Many contemporary designers refer to the work of the great modernist Le Corbusier, whose architecture is often referred to as a ‘machine for living’ for their inspiration. However, Emmanuel calls on less prominent designers such as interior architect and furniture designer Pierre Chareau, responsible for Maison de Verre (House of Glass) in Paris, which was completed in 1932. Another interior designer Jean Michel Frank, who moved from Paris to New York in the early 1940s, has also made an indelible mark on Emmanuel. “These designers created modern spaces using rich and textured materials,” he says.

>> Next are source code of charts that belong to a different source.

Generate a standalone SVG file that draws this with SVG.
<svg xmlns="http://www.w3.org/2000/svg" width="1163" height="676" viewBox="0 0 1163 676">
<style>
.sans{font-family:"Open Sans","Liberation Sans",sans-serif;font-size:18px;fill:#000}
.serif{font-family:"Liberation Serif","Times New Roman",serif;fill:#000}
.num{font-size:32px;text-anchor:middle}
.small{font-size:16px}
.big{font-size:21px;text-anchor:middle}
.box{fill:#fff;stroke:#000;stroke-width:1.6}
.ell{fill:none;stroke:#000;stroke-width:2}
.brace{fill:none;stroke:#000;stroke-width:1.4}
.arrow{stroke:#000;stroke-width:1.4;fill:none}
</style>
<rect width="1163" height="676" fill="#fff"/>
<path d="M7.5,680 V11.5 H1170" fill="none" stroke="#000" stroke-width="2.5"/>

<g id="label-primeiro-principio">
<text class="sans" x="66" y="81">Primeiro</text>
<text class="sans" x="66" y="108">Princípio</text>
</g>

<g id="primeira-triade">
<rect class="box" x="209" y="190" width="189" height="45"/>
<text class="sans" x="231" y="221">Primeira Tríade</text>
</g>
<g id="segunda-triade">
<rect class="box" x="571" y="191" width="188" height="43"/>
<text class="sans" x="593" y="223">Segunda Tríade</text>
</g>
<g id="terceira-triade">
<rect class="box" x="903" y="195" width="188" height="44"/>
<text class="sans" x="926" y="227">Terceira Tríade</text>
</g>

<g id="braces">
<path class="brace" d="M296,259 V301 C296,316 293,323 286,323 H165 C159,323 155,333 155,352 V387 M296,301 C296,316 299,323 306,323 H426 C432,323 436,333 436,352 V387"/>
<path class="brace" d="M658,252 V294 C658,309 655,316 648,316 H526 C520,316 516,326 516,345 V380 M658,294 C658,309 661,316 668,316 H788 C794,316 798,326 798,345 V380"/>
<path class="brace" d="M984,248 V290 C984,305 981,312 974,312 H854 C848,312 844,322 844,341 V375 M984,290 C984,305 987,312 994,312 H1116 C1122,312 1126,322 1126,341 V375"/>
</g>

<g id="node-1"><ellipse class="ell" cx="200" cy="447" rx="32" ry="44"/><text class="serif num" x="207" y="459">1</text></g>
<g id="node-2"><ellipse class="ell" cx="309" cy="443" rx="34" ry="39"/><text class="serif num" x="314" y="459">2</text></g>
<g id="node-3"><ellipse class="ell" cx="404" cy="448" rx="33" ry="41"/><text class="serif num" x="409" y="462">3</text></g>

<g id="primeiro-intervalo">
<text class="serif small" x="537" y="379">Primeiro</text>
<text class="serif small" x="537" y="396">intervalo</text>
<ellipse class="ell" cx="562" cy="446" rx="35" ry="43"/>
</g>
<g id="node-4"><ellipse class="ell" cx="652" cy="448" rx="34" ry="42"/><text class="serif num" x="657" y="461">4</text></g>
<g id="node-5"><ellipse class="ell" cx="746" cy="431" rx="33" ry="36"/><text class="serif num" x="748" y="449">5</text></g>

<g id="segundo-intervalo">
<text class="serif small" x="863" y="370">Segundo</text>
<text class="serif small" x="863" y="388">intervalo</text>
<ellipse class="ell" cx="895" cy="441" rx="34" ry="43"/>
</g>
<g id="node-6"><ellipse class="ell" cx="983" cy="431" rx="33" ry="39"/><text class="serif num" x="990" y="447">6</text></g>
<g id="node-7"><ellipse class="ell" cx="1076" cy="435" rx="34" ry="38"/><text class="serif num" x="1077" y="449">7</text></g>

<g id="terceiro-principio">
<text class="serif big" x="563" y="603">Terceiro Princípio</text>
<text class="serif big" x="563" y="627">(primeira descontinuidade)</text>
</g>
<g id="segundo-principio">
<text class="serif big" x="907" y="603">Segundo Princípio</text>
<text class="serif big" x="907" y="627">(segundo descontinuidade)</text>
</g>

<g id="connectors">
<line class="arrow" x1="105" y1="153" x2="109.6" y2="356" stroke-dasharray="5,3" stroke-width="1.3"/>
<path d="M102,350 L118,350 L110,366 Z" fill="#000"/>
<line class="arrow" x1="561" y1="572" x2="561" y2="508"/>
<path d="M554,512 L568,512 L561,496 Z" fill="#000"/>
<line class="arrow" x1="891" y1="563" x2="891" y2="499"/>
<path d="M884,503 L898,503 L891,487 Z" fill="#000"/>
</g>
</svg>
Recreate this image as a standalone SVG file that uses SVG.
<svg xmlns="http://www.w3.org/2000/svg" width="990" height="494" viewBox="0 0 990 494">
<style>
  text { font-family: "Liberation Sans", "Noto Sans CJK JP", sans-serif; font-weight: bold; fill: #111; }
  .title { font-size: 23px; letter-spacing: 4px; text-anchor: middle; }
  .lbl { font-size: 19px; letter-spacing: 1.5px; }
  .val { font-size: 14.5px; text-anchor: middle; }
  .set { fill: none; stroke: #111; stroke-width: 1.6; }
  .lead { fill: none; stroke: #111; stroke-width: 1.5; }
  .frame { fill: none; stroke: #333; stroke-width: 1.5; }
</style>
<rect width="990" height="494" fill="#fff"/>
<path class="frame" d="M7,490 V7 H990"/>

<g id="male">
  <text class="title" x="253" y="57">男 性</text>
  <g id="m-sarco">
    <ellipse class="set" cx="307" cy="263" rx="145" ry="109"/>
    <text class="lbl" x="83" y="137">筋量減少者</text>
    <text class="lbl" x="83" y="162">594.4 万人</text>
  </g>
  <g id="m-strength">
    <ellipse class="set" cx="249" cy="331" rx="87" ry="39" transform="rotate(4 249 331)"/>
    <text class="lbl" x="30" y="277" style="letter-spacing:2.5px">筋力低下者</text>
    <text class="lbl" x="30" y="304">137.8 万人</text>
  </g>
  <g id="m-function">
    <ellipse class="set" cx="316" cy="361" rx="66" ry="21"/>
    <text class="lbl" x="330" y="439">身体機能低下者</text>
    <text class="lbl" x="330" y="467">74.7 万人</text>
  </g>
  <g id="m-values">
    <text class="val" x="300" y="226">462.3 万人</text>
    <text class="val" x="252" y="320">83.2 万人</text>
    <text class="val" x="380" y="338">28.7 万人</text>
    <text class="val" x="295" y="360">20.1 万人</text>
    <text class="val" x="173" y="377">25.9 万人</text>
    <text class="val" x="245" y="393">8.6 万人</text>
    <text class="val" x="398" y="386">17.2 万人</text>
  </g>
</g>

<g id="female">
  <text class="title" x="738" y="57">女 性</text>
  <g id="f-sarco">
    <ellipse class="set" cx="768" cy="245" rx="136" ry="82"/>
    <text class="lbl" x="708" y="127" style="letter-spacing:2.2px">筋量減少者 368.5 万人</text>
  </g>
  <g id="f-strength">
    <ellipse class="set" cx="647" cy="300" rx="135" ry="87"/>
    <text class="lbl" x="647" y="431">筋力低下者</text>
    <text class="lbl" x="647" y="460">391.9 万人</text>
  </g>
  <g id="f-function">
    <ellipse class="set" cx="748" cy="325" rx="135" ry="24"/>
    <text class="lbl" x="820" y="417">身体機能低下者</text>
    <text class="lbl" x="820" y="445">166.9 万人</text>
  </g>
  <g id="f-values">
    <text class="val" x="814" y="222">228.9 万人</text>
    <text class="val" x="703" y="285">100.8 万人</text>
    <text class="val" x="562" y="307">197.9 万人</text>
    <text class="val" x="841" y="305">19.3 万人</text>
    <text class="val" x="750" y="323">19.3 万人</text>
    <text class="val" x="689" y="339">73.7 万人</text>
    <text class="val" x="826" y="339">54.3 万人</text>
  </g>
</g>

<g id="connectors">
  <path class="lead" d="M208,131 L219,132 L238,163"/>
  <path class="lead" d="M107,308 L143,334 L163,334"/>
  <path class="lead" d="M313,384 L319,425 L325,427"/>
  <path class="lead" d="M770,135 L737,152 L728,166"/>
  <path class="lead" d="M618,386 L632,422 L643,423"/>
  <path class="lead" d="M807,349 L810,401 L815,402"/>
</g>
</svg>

The Concorde dining table celebrates the richness found in marble, offering this table in a matt or glossy gold Calcutta, Carrara or Emperador (seven choices of marble are available) as well as walnut or oak. Recipient of a wallpaper* design award in 2011, this table has become a favourite with architects and interior designers looking for the finest in contemporary furniture, but also a timeless design.